Pour Marc Cheb Sun, cette critique ne tient pas, car tout le monde réagissait aux attentats à ce moment-là : « Ce sont les attentats qui ont provoqué la rédaction de notre appel ainsi que la réaction Bernard Carayon et beaucoup d’autres personnes ». Et d’expliquer la démarche : « Je me considère comme un adulte responsable et je n’ai pas besoin d’un papa ou d’une maman qui me dise de faire quelque chose pour le faire ou ne pas le faire. Avec ces appels, nous avons créé un vrai dialogue et des échanges constructifs. Cela nous a permis de parler de choses dont nous ne parlions pas avant, et je pense que c’est positif ».

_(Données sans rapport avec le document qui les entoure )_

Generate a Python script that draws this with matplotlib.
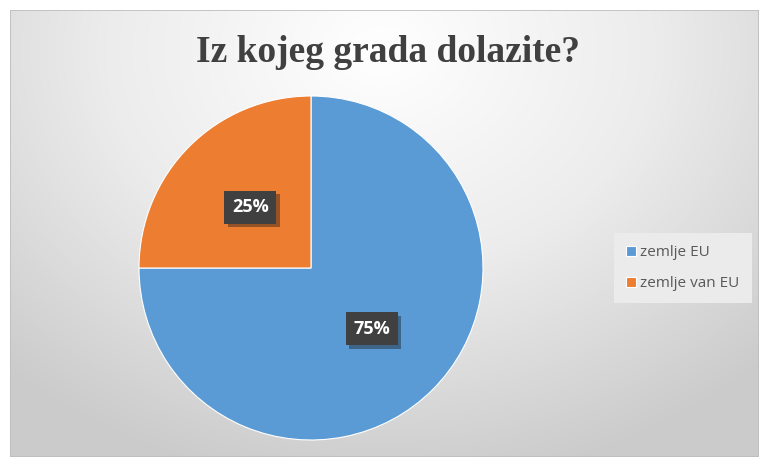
#!/usr/bin/env python3
import matplotlib

matplotlib.use("Agg")
import matplotlib.patheffects as pe
import matplotlib.pyplot as plt
import numpy as np
from matplotlib.colors import LinearSegmentedColormap
from matplotlib.patches import Rectangle

title = "Iz kojeg grada dolazite?"
categories = ["zemlje EU", "zemlje van EU"]
shares = [75, 25]
colors = ["#5B9BD5", "#ED7D31"]

W, H = 759, 457
fig = plt.figure(figsize=(W / 100, H / 100), dpi=100)
fig.patch.set_facecolor("white")

# radial gradient background panel
bg = fig.add_axes([10 / W, 0, (W - 10) / W, (H - 10) / H])
bg.set_axis_off()
yy, xx = np.mgrid[0:H - 10, 0:W - 10]
cx, cy = 370, 40
dist = np.sqrt(((xx - cx) / 1.25) ** 2 + (yy - cy) ** 2)
dist = np.clip(dist / 440, 0, 1)
cmap = LinearSegmentedColormap.from_list("bg", ["#ffffff", "#ececec", "#cbcbcb"])
bg.imshow(dist, cmap=cmap, aspect="auto", interpolation="bilinear", extent=[0, 1, 0, 1])
bg.add_patch(Rectangle((0, 0), 1, 1, transform=bg.transAxes, fill=False,
                       edgecolor="#bdbdbd", linewidth=1.2))

fig.text(388 / W, 1 - 52 / H, title, ha="center", va="center",
         fontsize=27, fontweight="bold", family="Liberation Serif", color="#404040")

r = 172
ax = fig.add_axes([(311 - r) / W, (H - 268 - r) / H, 2 * r / W, 2 * r / H])
wedges, _, autotexts = ax.pie(
    shares,
    colors=colors,
    startangle=90,
    counterclock=False,
    autopct="%d%%",
    pctdistance=0.5,
    radius=1.0,
    wedgeprops={"edgecolor": "white", "linewidth": 0.8},
)
ax.set_xlim(-1, 1)
ax.set_ylim(-1, 1)
for t in autotexts:
    t.set_color("white")
    t.set_fontweight("bold")
    t.set_fontsize(13)
    t.set_family("Open Sans")
    t.set_bbox({"boxstyle": "square,pad=0.42", "facecolor": "#404040",
                "edgecolor": "none",
                "path_effects": [pe.SimplePatchShadow(offset=(2.5, -2.5), alpha=0.4),
                                 pe.Normal()]})

leg = fig.legend(wedges, categories, loc="center left",
                 bbox_to_anchor=(606 / W, 1 - 268 / H), frameon=True,
                 prop={"family": "Open Sans", "size": 11},
                 handlelength=0.65, handleheight=0.65, handletextpad=0.3,
                 labelspacing=1.05, borderpad=0.8, fancybox=False)
leg.get_frame().set_facecolor("#ebebeb")
leg.get_frame().set_edgecolor("none")
leg.get_frame().set_alpha(1)
for t in leg.get_texts():
    t.set_color("#595959")

fig.savefig("out.png", dpi=100)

Toujours dans cette volonté de normaliser la présence de l’islam, Respect Magazine a ensuite publié un autre appel, le 23 mars, intitulé « Non au débat-procès de l’islam » dans lequel les mêmes signataires demandent au gouvernement de renoncer au débat national qui doit s’ouvrir le 5 avril 2011 sur la laïcité et la place de l’islam en France. En collaboration avec le Nouvel Observateur cette fois, les initiateurs « appellent tous les citoyens à signer massivement cet Appel, «pour refuser cette France des «eux» et des «nous» et créer ensemble un avenir commun ». N’est-il pas contradictoire d’initier un appel contre le terrorisme par un « nous » musulman dans un premier appel, et de dénoncer un débat, même biaisé, sur la place de l’islam en France dans un autre appel ? Pour Marc Cheb Sun, il n’y a pas d’incohérence entre les deux démarches. Même s’il admet que l’appel contre le terrorisme était effectivement initié par des gens de foi ou de culture islamique, il rappelle qu’immédiatement après, ceux-ci ont demandé à des gens de toutes confessions ou sans confession de les rejoindre. Mais l’objectif de cet appel est, de l’aveu de Marc Cheb Sun, « de devenir acteurs de l’histoire, sujets et non plus objets ». En tant que musulmans donc… et non pas en tant que citoyens engagés qui n’ont pas de comptes spirituels à rendre à la société.
Ces appels ont pour objectif de construire une France réellement multiculturelle. Un dessein qui doit sans doute se construire autour d’une identité politiquement assumée et philosophiquement décomplexée.